SCULPTURES D’EXCELLENTE FACTURE
La galerie Vivendi présente, entre autres œuvres, les splendides sculptures de Carlos Mata, dont les pièces ont été acquises par d’importants collectionneurs, un peu partout dans le monde. Un autre sculpteur attire, aussi, le regard: Keyzer qui, avec un style très particulier et un humour féroce, campe des personnages, des femmes méritant qu’on s’y arrête! Temps d’arrêt, aussi, devant l’espace réservé au sculpteur Michel Audiard qui crée des statues, des bijoux-stylos à plume, des accessoires et d’autres objets quotidiens en bronze, argent, or et acier. Ici, on peut tout à loisir admirer les stylos haut de gamme en or massif de 18 carats, météorites et perles de culture de Tahiti, provenant des atolls privés de Robert Wan: des pièces uniques, dont les corps se déclinent en bois d’ébène, en bois de palmier ou sont réalisés dans un ivoire de mammouth datant de 12.000 ans, provenant des sous-sols glacés sibériens.

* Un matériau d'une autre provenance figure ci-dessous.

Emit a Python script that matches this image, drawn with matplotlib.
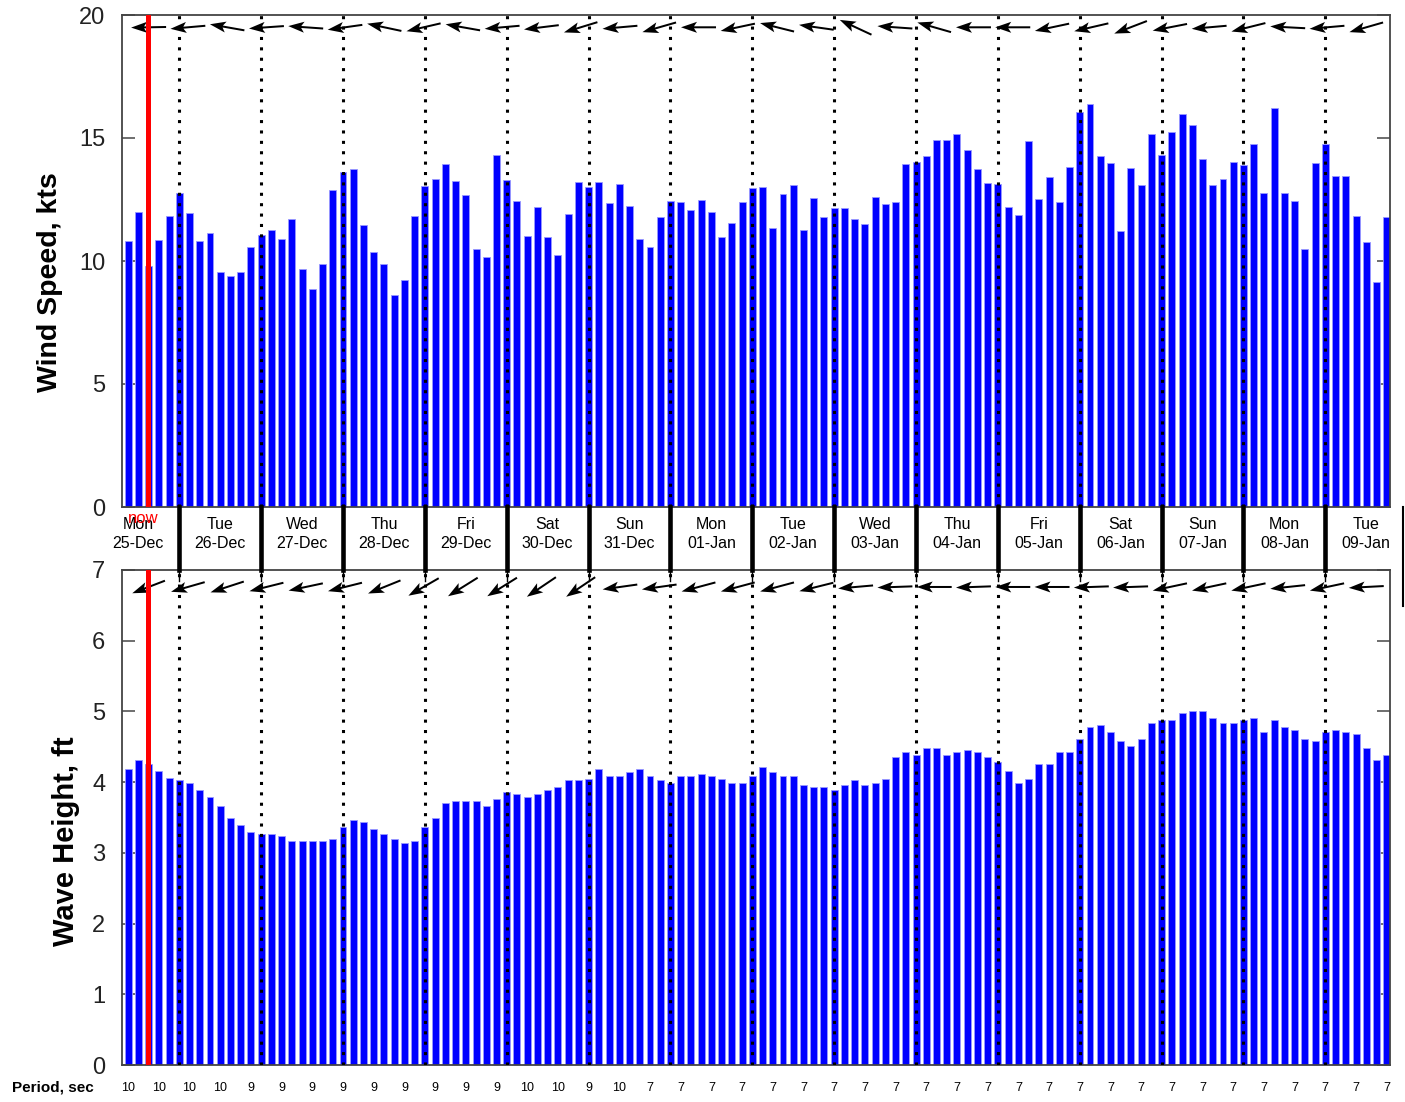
import numpy as np
import matplotlib
matplotlib.use('Agg')
from matplotlib import pyplot as plt
from matplotlib.lines import Line2D

# 3-hourly forecast, first bar Mon 25-Dec 09:00
wind = [10.81, 12.0, 9.81, 10.84, 11.81, 12.78, 11.95, 10.81, 11.14, 9.54,
	9.39, 9.54, 10.58, 11.05, 11.26, 10.89, 11.70, 9.68, 8.88, 9.89,
	12.87, 13.6, 13.74, 11.45, 10.37, 9.88, 8.62, 9.22, 11.84, 13.03,
	13.35, 13.94, 13.26, 12.68, 10.47, 10.16, 14.31, 13.30, 12.43, 11.0,
	12.18, 10.97, 10.24, 11.9, 13.23, 12.99, 13.2, 12.34, 13.12, 12.24,
	10.88, 10.57, 11.78, 12.45, 12.39, 12.07, 12.46, 12.0, 10.96, 11.54,
	12.40, 12.95, 13.0, 11.34, 12.71, 13.07, 11.24, 12.58, 11.77, 12.14,
	12.16, 11.69, 11.51, 12.59, 12.32, 12.40, 13.93, 14.04, 14.26, 14.93,
	14.93, 15.16, 14.53, 13.73, 13.19, 13.12, 12.19, 11.89, 14.86, 12.54,
	13.40, 12.38, 13.82, 16.04, 16.39, 14.28, 14.0, 11.2, 13.78, 13.09,
	15.18, 14.32, 15.24, 15.99, 15.51, 14.16, 13.07, 13.32, 14.04, 13.9,
	14.76, 12.77, 16.23, 12.78, 12.43, 10.47, 14.0, 14.74, 13.47, 13.47,
	11.84, 10.77, 9.15, 11.78]

wave = [4.19, 4.32, 4.25, 4.16, 4.06, 4.03, 3.99, 3.89, 3.79, 3.66,
	3.50, 3.40, 3.30, 3.27, 3.27, 3.24, 3.17, 3.17, 3.17, 3.17,
	3.20, 3.37, 3.46, 3.43, 3.34, 3.27, 3.20, 3.14, 3.17, 3.37,
	3.50, 3.70, 3.73, 3.73, 3.73, 3.66, 3.76, 3.86, 3.83, 3.79,
	3.83, 3.89, 3.93, 4.03, 4.03, 4.05, 4.19, 4.09, 4.09, 4.15,
	4.19, 4.09, 4.03, 3.99, 4.09, 4.09, 4.12, 4.09, 4.05, 3.99,
	3.99, 4.09, 4.22, 4.15, 4.09, 4.09, 3.96, 3.93, 3.93, 3.89,
	3.96, 4.03, 3.96, 3.99, 4.05, 4.35, 4.42, 4.38, 4.48, 4.48,
	4.38, 4.42, 4.45, 4.42, 4.35, 4.29, 4.16, 3.99, 4.05, 4.25,
	4.25, 4.42, 4.42, 4.61, 4.78, 4.81, 4.71, 4.58, 4.51, 4.61,
	4.84, 4.88, 4.88, 4.98, 5.01, 5.01, 4.91, 4.84, 4.84, 4.88,
	4.91, 4.71, 4.88, 4.78, 4.74, 4.61, 4.58, 4.71, 4.74, 4.71,
	4.68, 4.48, 4.31, 4.38]

# period shown every 3rd bar
periods = [10, 10, 10, 10, 9, 9, 9, 9, 9, 9, 9, 9, 9, 10, 10, 9, 10,
	7, 7, 7, 7, 7, 7, 7, 7, 7, 7, 7, 7, 7, 7, 7, 7, 7, 7, 7, 7, 7, 7, 7, 7, 7]

# arrow directions (deg, direction the arrow points, ccw from east)
wind_dir = [181, 185, 170, 184, 176, 188, 168, 193, 170, 185, 187, 197, 185, 196,
	180, 192, 166, 172, 155, 176, 164, 180, 180, 192, 193, 201, 191, 185,
	194, 177, 185, 196]
wave_dir = [201, 196, 198, 194, 192, 194, 202, 210, 212, 212, 214, 214, 188, 188,
	195, 195, 195, 194, 185, 182, 180, 182, 180, 180, 182, 182, 192, 192,
	192, 186, 192, 183]

day_names = ['Mon', 'Tue', 'Wed', 'Thu', 'Fri', 'Sat', 'Sun', 'Mon', 'Tue', 'Wed',
	'Thu', 'Fri', 'Sat', 'Sun', 'Mon', 'Tue']
day_dates = ['25-Dec', '26-Dec', '27-Dec', '28-Dec', '29-Dec', '30-Dec', '31-Dec',
	'01-Jan', '02-Jan', '03-Jan', '04-Jan', '05-Jan', '06-Jan', '07-Jan', '08-Jan', '09-Jan']

now_t = 0.62
XL = (0.30, 15.79)


def arrows(ax, xs, y, dirs):
	d = np.radians(dirs)
	L = 0.35
	ax.quiver(xs, np.full(len(xs), y), L*np.cos(d), L*np.sin(d), pivot='middle',
		angles='uv', units='inches', scale_units='inches', scale=1, width=0.02,
		headwidth=5.5, headlength=8, headaxislength=6.5, color='black', zorder=5)


def deco(ax, ymax, yt):
	ax.set_xlim(*XL)
	ax.set_ylim(0, ymax)
	ax.set_xticks([])
	ax.set_yticks(yt)
	ax.tick_params(axis='y', direction='in', length=9.5, width=1.2, pad=12,
		labelsize=17, right=True, color='#555555', labelcolor='#222222')
	for s in ax.spines.values():
		s.set_color('#444444')
		s.set_linewidth(1.3)
	for d in range(1, 16):
		ax.axvline(d, color='black', ls=(0, (1, 2.4)), lw=2.2, zorder=4)
	ax.axvline(now_t, color='red', lw=3.6, zorder=6)


def main():
	plt.rcParams['font.family'] = ['Liberation Sans', 'DejaVu Sans']
	fig = plt.figure(figsize=(14.05, 11.02), dpi=100)
	t = (9 + 3*np.arange(len(wind))) / 24.0

	ax1 = fig.add_axes([122/1405, 1-507/1102, 1268/1405, 492/1102])
	ax1.bar(t, wind, width=0.085, color='#0000ff', edgecolor='#9999ff', lw=0.6, zorder=2)
	deco(ax1, 20, [0, 5, 10, 15, 20])
	xs = np.linspace(t[2], t[-3], len(wind_dir))
	arrows(ax1, xs, 19.5, wind_dir)

	ax2 = fig.add_axes([122/1405, 1-1065/1102, 1268/1405, 495/1102])
	ax2.bar(t, wave, width=0.085, color='#0000ff', edgecolor='#9999ff', lw=0.6, zorder=2)
	deco(ax2, 7, range(8))
	arrows(ax2, xs, 6.76, wave_dir)

	# day labels between panels
	axm = fig.add_axes([122/1405, 1-570/1102, 1268/1405, 63/1102])
	axm.set_xlim(*XL)
	axm.set_ylim(0, 1)
	axm.axis('off')
	for d in range(1, 16):
		axm.axvline(d, ymin=0, ymax=1, color='black', lw=3.3, clip_on=False)
		axm.axvline(d, ymin=-0.18, ymax=0, color='black', lw=1.0, clip_on=False)
	for i in range(len(day_names)):
		axm.text(i+0.5, 0.57, day_names[i]+'\n'+day_dates[i], ha='center', va='center',
			fontsize=11.5, linespacing=1.4, clip_on=False)
	axm.text(now_t-0.06, 0.81, 'now', color='red', ha='center', va='center', fontsize=12)
	fig.add_artist(Line2D([1402.5/1405]*2, [1-507/1102, 1-606/1102], color='black', lw=1.5))

	# wave period row
	for i in range(len(periods)):
		ax2.text(t[3*i], -0.046, str(periods[i]), transform=ax2.get_xaxis_transform(),
			ha='center', va='center', fontsize=9, clip_on=False)
	fig.text(12/1405, 1-1088/1102, 'Period, sec', fontsize=11, fontweight='bold',
		ha='left', va='center')

	fig.text(50/1405, 1-282/1102, 'Wind Speed, kts', rotation=90, fontsize=20.5,
		fontweight='bold', ha='center', va='center')
	fig.text(66/1405, 1-841/1102, 'Wave Height, ft', rotation=90, fontsize=21,
		fontweight='bold', ha='center', va='center')

	fig.savefig('out.png', dpi=100)
	return 0


if __name__ == '__main__':
	main()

L’espace Jean Dolande offre aux visiteurs les travaux de l’artiste éponyme. Des associations de couleurs inouïes et des toiles nourries autant de couleur que d’émotion.
Nous ne pouvons hélas! citer ici tous les artistes présents… Mais force est de constater que, si certaines galeries se détachent nettement du lot par la présentation d’artistes de grands talents, d’autres ont donné dans la facilité, la médiocrité en accrochant des huiles non dignes d’intérêt, leur présence faisant fausses notes. Il fallait, peut-être, que les organisateurs qui ont réussi à réaliser dans une conjoncture aussi difficile, le pari de réunir quelque vingt-deux galeries, exigent de ces dernières d’être plus sévères dans leur choix ou d’intervenir, carrément, pour empêcher l’accrochage de ces “croûtes” qui choquent le regard!